Of course, there’s also the matter of the film’s one-sheet, with Sly, dressed to the nines and hanging from a clock ala Harold Lloyd in Safety Last.  The image has become directly associated with Oscar, despite the fact that “Snaps” barely leaves the mansion, much less hangs off of anything for dear life.  Not while he’s scrabbling so relentlessly to hang onto his newly proclaimed dignity as a respectable citizen, and his grown daughter (Marisa Tomei- My Cousin Vinny) who’s so hot to marry her beau (some guy we never see, named Oscar) that she lies to dear old Dad about being pregnant.

Oscar, though, presents its array of shady goomba protagonists as having the best of excuses for their lawbreaking ways: they could use a stiff drink.  They’ve made their fortune in illegal booze, but now things are changing alarmingly quickly in the Provolone compound, and not just because of the boss patriarch’s “snap” decision to give up crime.  There’s diction to be quickly mastered, legitimate bankers to impress, trigger-happy goons to be reprogrammed, and a pack of cops stationed across the street who don’t buy any of this “going straight” stuff, and are patiently waiting for just right moment for take in the whole sorry lot of ‘em.  And that’s to say nothing of Snaps’ familial troubles, missing jewels, and the revelation that the account who’s been ripping him off for years now wants to marry his daughter.  Except, the girl he wants to marry is a complete stranger to Snaps, who’s real daughter is also scheming to get hitched.  Confused?  Welcome to the gang.

Tim Curry as the lovable linguist in OSCAR.

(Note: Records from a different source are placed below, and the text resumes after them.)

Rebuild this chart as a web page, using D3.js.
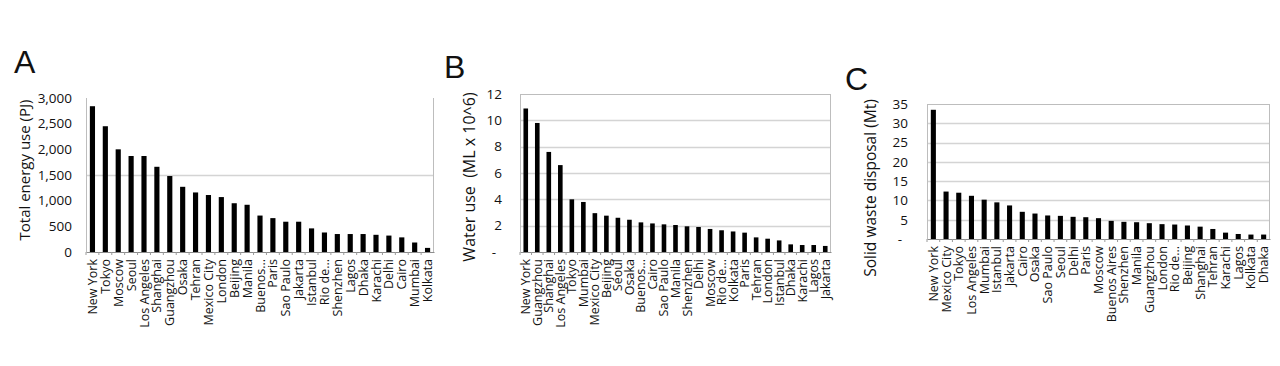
<!DOCTYPE html>
<html>
<head>
<meta charset="utf-8">
<script src="https://cdn.jsdelivr.net/npm/d3@7"></script>
<style>
  body { margin: 0; background: #fff; }
  svg { display: block; }
  text { font-family: "Open Sans", sans-serif; fill: #111; }
</style>
</head>
<body>
<svg id="chart" width="1280" height="366"></svg>
<script>
// panel A - total energy use (PJ)
var energyCities = ["New York", "Tokyo", "Moscow", "Seoul", "Los Angeles", "Shanghai", "Guangzhou",
  "Osaka", "Tehran", "Mexico City", "London", "Beijing", "Manila", "Buenos...", "Paris",
  "Sao Paulo", "Jakarta", "Istanbul", "Rio de...", "Shenzhen", "Lagos", "Dhaka", "Karachi",
  "Delhi", "Cairo", "Mumbai", "Kolkata"];
var energyValues = [2840, 2450, 2000, 1870, 1870, 1660, 1480, 1270, 1160, 1110, 1070, 950, 920,
  710, 660, 590, 590, 460, 380, 350, 350, 350, 335, 320, 285, 185, 80];
var energyTicks = [0, 500, 1000, 1500, 2000, 2500, 3000];

// panel B - water use (ML x 10^6)
var waterCities = ["New York", "Guangzhou", "Shanghai", "Los Angeles", "Tokyo", "Mumbai",
  "Mexico City", "Beijing", "Seoul", "Osaka", "Buenos...", "Cairo", "Sao Paulo", "Manila",
  "Shenzhen", "Delhi", "Moscow", "Rio de...", "Kolkata", "Paris", "Tehran", "London",
  "Istanbul", "Dhaka", "Karachi", "Lagos", "Jakarta"];
var waterValues = [10.9, 9.8, 7.6, 6.6, 4.0, 3.8, 2.95, 2.76, 2.6, 2.45, 2.25, 2.17, 2.1, 2.05,
  1.95, 1.9, 1.75, 1.65, 1.56, 1.47, 1.11, 1.01, 0.88, 0.58, 0.53, 0.53, 0.46];
var waterTicks = [0, 2, 4, 6, 8, 10, 12];

// panel C - solid waste disposal (Mt)
var wasteCities = ["New York", "Mexico City", "Tokyo", "Los Angeles", "Mumbai", "Istanbul",
  "Jakarta", "Cairo", "Osaka", "Sao Paulo", "Seoul", "Delhi", "Paris", "Moscow", "Buenos Aires",
  "Shenzhen", "Manila", "Guangzhou", "London", "Rio de...", "Beijing", "Shanghai", "Tehran",
  "Karachi", "Lagos", "Kolkata", "Dhaka"];
var wasteValues = [33.5, 12.3, 12.0, 11.2, 10.2, 9.5, 8.7, 7.05, 6.6, 6.1, 6.0, 5.75, 5.65, 5.4,
  4.7, 4.45, 4.35, 4.1, 3.85, 3.75, 3.5, 3.2, 2.6, 1.65, 1.3, 1.15, 1.15];
var wasteTicks = [0, 5, 10, 15, 20, 25, 30, 35];

var svg = d3.select("#chart");

function drawPanel(p) {
  var g = svg.append("g");

  var x = d3.scaleBand()
      .domain(p.cities)
      .range([p.left, p.right])
      .paddingInner(0.6)
      .paddingOuter(0.3);

  var y = d3.scaleLinear()
      .domain([0, d3.max(p.ticks)])
      .range([p.bottom, p.top]);

  // gridlines
  g.selectAll(".grid")
    .data(p.grid)
    .enter()
      .append("line")
      .attr("x1", p.left)
      .attr("x2", p.right)
      .attr("y1", function(d) { return Math.round(y(d)) + 0.5; })
      .attr("y2", function(d) { return Math.round(y(d)) + 0.5; })
      .style("stroke", "#d4d4d4")
      .style("stroke-width", 1.5);

  // frame
  g.append("line")
    .attr("x1", p.left + 0.5).attr("x2", p.left + 0.5)
    .attr("y1", p.top).attr("y2", p.bottom)
    .style("stroke", "#bdbdbd");
  g.append("line")
    .attr("x1", p.right - 0.5).attr("x2", p.right - 0.5)
    .attr("y1", p.top).attr("y2", p.bottom)
    .style("stroke", "#bdbdbd");
  if (p.box) {
    g.append("line")
      .attr("x1", p.left).attr("x2", p.right)
      .attr("y1", p.top + 0.5).attr("y2", p.top + 0.5)
      .style("stroke", "#bdbdbd");
  }

  // bars
  g.selectAll("rect")
    .data(p.values)
    .enter()
      .append("rect")
      .style("fill", "#000")
      .attr("x", function(d, i) { return x(p.cities[i]); })
      .attr("width", x.bandwidth())
      .attr("y", function(d) { return y(d); })
      .attr("height", function(d) { return p.bottom - y(d); });

  // x axis
  var xAxis = g.append("g")
      .attr("transform", "translate(0," + p.bottom + ")")
      .call(d3.axisBottom(x).tickSize(0).tickPadding(0));
  xAxis.select(".domain").style("stroke", "#8c8c8c").style("stroke-width", 1.2);
  xAxis.selectAll(".tick text")
      .attr("transform", "rotate(-90)")
      .attr("text-anchor", "end")
      .attr("x", -7)
      .attr("y", 0)
      .attr("dy", "0.36em")
      .style("font-size", "12.5px")
      .style("font-family", "'Open Sans', sans-serif")
      .style("fill", "#111");

  // small ticks between categories
  g.selectAll(".minor")
    .data(p.cities)
    .enter()
      .append("line")
      .attr("x1", function(d) { return x(d) - x.step() * x.paddingInner() / 2; })
      .attr("x2", function(d) { return x(d) - x.step() * x.paddingInner() / 2; })
      .attr("y1", p.bottom)
      .attr("y2", p.bottom + 3)
      .style("stroke", "#9a9a9a");

  // y axis
  var yAxis = g.append("g")
      .attr("transform", "translate(" + p.left + ",0)")
      .call(d3.axisLeft(y).tickValues(p.ticks).tickSize(0).tickPadding(p.pad).tickFormat(p.fmt));
  yAxis.select(".domain").remove();
  yAxis.selectAll(".tick text")
      .style("font-size", "13.5px")
      .style("font-family", "'Open Sans', sans-serif")
      .style("fill", "#111")
      .attr("dx", function(d) { return d === 0 && p.dash ? -6 : 0; });

  // y title
  g.append("text")
    .attr("transform", "translate(" + p.titleX + "," + p.titleY + ") rotate(-90)")
    .attr("text-anchor", "middle")
    .style("font-size", p.titleSize + "px")
    .style("white-space", "pre")
    .text(p.title);

  // panel letter
  g.append("text")
    .attr("x", p.letterX)
    .attr("y", p.letterY)
    .style("font-family", "'Liberation Sans', Arial, sans-serif")
    .style("font-size", "32px")
    .text(p.letter);
}

drawPanel({
  letter: "A", letterX: 14, letterY: 73,
  cities: energyCities, values: energyValues, ticks: energyTicks, grid: [1500],
  left: 86, right: 434, top: 98, bottom: 252, box: false, pad: 14, dash: false,
  fmt: d3.format(","),
  title: "Total energy use (PJ)", titleX: 30, titleY: 170, titleSize: 15
});

drawPanel({
  letter: "B", letterX: 444, letterY: 78,
  cities: waterCities, values: waterValues, ticks: waterTicks, grid: [2, 4, 6, 8, 10],
  left: 520, right: 831, top: 94, bottom: 252, box: true, pad: 18, dash: true,
  fmt: function(d) { return d === 0 ? "-" : d; },
  title: "Water use  (ML x 10^6)", titleX: 475, titleY: 177, titleSize: 16
});

drawPanel({
  letter: "C", letterX: 845, letterY: 90,
  cities: wasteCities, values: wasteValues, ticks: wasteTicks, grid: [5, 10, 15, 20, 25, 30],
  left: 927, right: 1270, top: 104, bottom: 239, box: true, pad: 19, dash: true,
  fmt: function(d) { return d === 0 ? "-" : d; },
  title: "Solid waste disposal (Mt)", titleX: 876, titleY: 188, titleSize: 15.5
});
</script>
</body>
</html>
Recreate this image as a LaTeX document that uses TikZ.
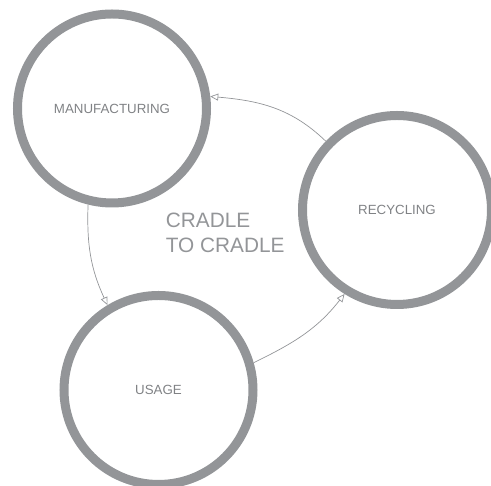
\documentclass[tikz,border=0pt]{standalone}
\usepackage{fontspec}
\setmainfont{Liberation Sans}
\usepackage{xcolor}
\usepackage{tikz}
\usetikzlibrary{arrows.meta}

\definecolor{ringgray}{RGB}{147,149,152}
\definecolor{labelgray}{RGB}{128,130,133}

\begin{document}
\begin{tikzpicture}[
  x=1pt, y=1pt,
  stage/.style={circle, draw=ringgray, line width=9pt, minimum size=189pt, inner sep=0pt, text=labelgray, font=\fontsize{13.3}{16}\selectfont},
  flow/.style={ringgray, line width=0.7pt, -{Triangle[open, length=8pt, width=7pt]}},
  title/.style={text=ringgray, align=left, inner sep=0pt, anchor=north west, font=\fontsize{20.8}{25.4}\selectfont}
]
\useasboundingbox (0,0) rectangle (491,486);

% Stages of the cycle
\node[stage] (manufacturing) at (112,377.5) {MANUFACTURING};
\node[stage] (recycling) at (397,276) {RECYCLING};
\node[stage] (usage) at (158.5,96) {USAGE};

% Centre title
\node[title] (cradle) at (165.7,273.6) {CRADLE\\TO CRADLE};

% Arrows
\draw[flow] (recycling.136) to[out=136, in=-5] (manufacturing.7);
\draw[flow] (manufacturing.256) to[out=268, in=115] (usage.121);
\draw[flow] (usage.16) to[out=26, in=232] (recycling.238);

\end{tikzpicture}
\end{document}
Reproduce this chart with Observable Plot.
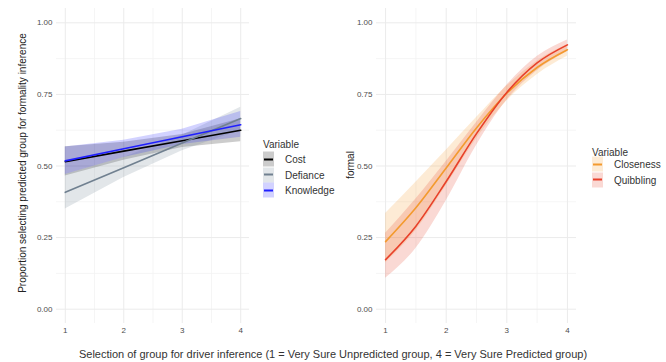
<!DOCTYPE html>
<html>
<head>
<meta charset="utf-8">
<script src="https://cdn.jsdelivr.net/npm/d3@7"></script>
<script src="https://cdn.jsdelivr.net/npm/@observablehq/plot@0.6"></script>
<style>
  html, body { margin: 0; padding: 0; background: #fff; }
  #wrap { position: relative; width: 666px; height: 362px; font-family: "Liberation Sans", Arial, sans-serif; overflow: hidden; }
  .panel { position: absolute; top: 0; }
  .ytitle { position: absolute; white-space: nowrap; transform: translate(-50%, -50%) rotate(-90deg); color: #222; }
  .xtitle { position: absolute; white-space: nowrap; transform: translate(-50%, -50%); color: #333; font-size: 11px; }
  .leg-title { position: absolute; font-size: 10px; color: #333; transform: translateY(-50%); }
  .leg-key { position: absolute; width: 11px; height: 15px; transform: translateY(-50%); }
  .leg-key .ln { position: absolute; left: 1px; right: 1px; top: 6.5px; height: 2px; }
  .leg-label { position: absolute; font-size: 10px; color: #333; transform: translateY(-50%); white-space: nowrap; }
</style>
</head>
<body>
<div id="wrap"></div>
<script>
// ---------- data ----------
const xTicks = [1, 2, 3, 4];
const yTicks = [0, 0.25, 0.5, 0.75, 1];

// Left panel
const leftVars = ["Cost", "Defiance", "Knowledge"];
const leftColors = ["#000000", "#708090", "#1f1fff"];
const leftX = [1, 2, 3, 4];
const costFit = [0.515, 0.552, 0.588, 0.625];
const costLo = [0.465, 0.520, 0.565, 0.585];
const costHi = [0.567, 0.583, 0.610, 0.665];
const defianceFit = [0.408, 0.494, 0.580, 0.666];
const defianceLo = [0.350, 0.460, 0.553, 0.625];
const defianceHi = [0.470, 0.530, 0.607, 0.705];
const knowledgeFit = [0.518, 0.560, 0.602, 0.644];
const knowledgeLo = [0.470, 0.530, 0.575, 0.600];
const knowledgeHi = [0.566, 0.590, 0.628, 0.690];

// Right panel
const rightVars = ["Closeness", "Quibbling"];
const rightColors = ["#f39a2e", "#e8402a"];
const rightX = [1, 1.5, 2, 2.5, 3, 3.5, 4];
const closenessFit = [0.236, 0.354, 0.493, 0.633, 0.754, 0.844, 0.906];
const closenessLo = [0.161, 0.275, 0.431, 0.595, 0.727, 0.819, 0.883];
const closenessHi = [0.334, 0.443, 0.555, 0.669, 0.779, 0.866, 0.924];
const quibblingFit = [0.173, 0.290, 0.446, 0.613, 0.757, 0.860, 0.923];
const quibblingLo = [0.108, 0.212, 0.379, 0.572, 0.730, 0.833, 0.900];
const quibblingHi = [0.265, 0.385, 0.516, 0.652, 0.782, 0.882, 0.940];

const yTitleLeft = "Proportion selecting predicted group for formality inference";
const yTitleRight = "formal";
const xTitle = "Selection of group for driver inference (1 = Very Sure Unpredicted group, 4 = Very Sure Predicted group)";
const legendTitle = "Variable";

// ---------- build tables ----------
function table(vars, xs, fits, los, his) {
  const rows = [];
  vars.forEach((v, i) => xs.forEach((x, j) => rows.push({Variable: v, x, fit: fits[i][j], lo: los[i][j], hi: his[i][j]})));
  return rows;
}
const leftData = table(leftVars, leftX, [costFit, defianceFit, knowledgeFit], [costLo, defianceLo, knowledgeLo], [costHi, defianceHi, knowledgeHi]);
const rightData = table(rightVars, rightX, [closenessFit, quibblingFit], [closenessLo, quibblingLo], [closenessHi, quibblingHi]);

const minorX = [1.5, 2.5, 3.5];
const minorY = [0.125, 0.375, 0.625, 0.875];

function panel(data, vars, colors, marginLeft, marginRight, curve) {
  return Plot.plot({
    width: 260, height: 340,
    marginLeft, marginRight, marginTop: 8, marginBottom: 17,
    x: {domain: [0.85, 4.15]},
    y: {domain: [-0.05, 1.05]},
    color: {domain: vars, range: colors},
    style: {fontFamily: "Liberation Sans, Arial, sans-serif", fontSize: "8px", color: "#4d4d4d", background: "transparent", overflow: "visible"},
    marks: [
      Plot.ruleX(minorX, {stroke: "#f2f2f2", strokeWidth: 0.8}),
      Plot.ruleY(minorY, {stroke: "#f2f2f2", strokeWidth: 0.8}),
      Plot.ruleX(xTicks, {stroke: "#ebebeb", strokeWidth: 1}),
      Plot.ruleY(yTicks, {stroke: "#ebebeb", strokeWidth: 1}),
      Plot.areaY(data, {x: "x", y1: "lo", y2: "hi", fill: "Variable", fillOpacity: 0.2, z: "Variable", curve}),
      Plot.lineY(data, {x: "x", y: "fit", stroke: "Variable", strokeWidth: 1.6, z: "Variable", curve}),
      Plot.axisX({ticks: xTicks, tickFormat: d3.format("d"), tickSize: 0, tickPadding: 4, label: null, fill: "#4d4d4d"}),
      Plot.axisY({ticks: yTicks, tickFormat: d3.format(".2f"), tickSize: 0, tickPadding: 4, label: null, fill: "#4d4d4d"})
    ]
  });
}

const wrap = document.getElementById("wrap");
function place(el, left) { el.classList.add("panel"); el.style.left = left + "px"; wrap.appendChild(el); }
place(panel(leftData, leftVars, leftColors, 56, 11, "linear"), 0);
place(panel(rightData, rightVars, rightColors, 46, 14, "monotone-x"), 330);

function addDiv(cls, text, left, top, extra) {
  const d = document.createElement("div");
  d.className = cls;
  if (text != null) d.textContent = text;
  d.style.left = left + "px"; d.style.top = top + "px";
  if (extra) Object.assign(d.style, extra);
  wrap.appendChild(d);
  return d;
}
addDiv("ytitle", yTitleLeft, 22, 163, {fontSize: "10px"});
addDiv("ytitle", yTitleRight, 350, 165, {fontSize: "10px"});
addDiv("xtitle", xTitle, 333, 354);

function legend(vars, colors, x, yTitle, yFirst, step) {
  addDiv("leg-title", legendTitle, x, yTitle);
  vars.forEach((v, i) => {
    const y = yFirst + i * step;
    const c = d3.color(colors[i]);
    const key = addDiv("leg-key", null, x, y, {background: `rgba(${c.r},${c.g},${c.b},0.2)`});
    const ln = document.createElement("div");
    ln.className = "ln"; ln.style.background = colors[i];
    key.appendChild(ln);
    addDiv("leg-label", v, x + 22, y);
  });
}
legend(leftVars, leftColors, 263, 144, 159, 15.5);
legend(rightVars, rightColors, 592, 152, 164, 15.5);
</script>
</body>
</html>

The comings and goings of the many zany characters are the fuel that keeps Oscar abuzz, memorable standouts being Chazz Palminteri (The Usual Suspects) as Snaps’ lunkheaded bodyguard, Ornella Muti (Flash Gordon) as Snaps’ exasperated wife, Tim Curry (Clue) as a bighearted linguist.  Peter Riegert (Animal House), Vincent Spano (The Tie That Binds), Kurtwood Smith (RoboCop), Yvonne De Carlo (Criss Cross), Don Ameche (Cocoon) also have memorable parts of varying degrees.  And don’t overlook Harry Shearer (This is Spinal Tap) and Martin Ferrero (Jurassic Park) as a pair of dim-witted straight men who struggle to figure out a pocket door.  There are no rotten performances here, just a blend of screwball zip and zing that manages to evoke John Renoir staging while allowing Landis to continue his streak of unhinged comedy (with Three Amigos!, Amazon Women on the Moon, and Coming to America all directly preceding this), in PG-rated fashion.

For this all-new Blu-ray edition of Oscar, John Landis sat for an on-camera interview, proving himself to still be quite the raconteur.  In his colorful recalling of select details about the casting and making of the film, Landis lands at least two highly entertaining tales: one, about how Kirk Douglas took the role just so he could punch Stallone; and the other about how a fire on the backlot destroyed his sets and vintage costumes in mid-production.  Ah, precious memories.

Reputations and past histories being what they are, Oscar nevertheless glides along, landing unexpected gags in machine gun fashion, be they hambone, dry, groan-inducing, or, well, cheesy.  And in this movie, even the cheese can be a funny thing.

 

The images used in this review are used only as a reference to the film and do not reflect the image quality of the Blu-ray.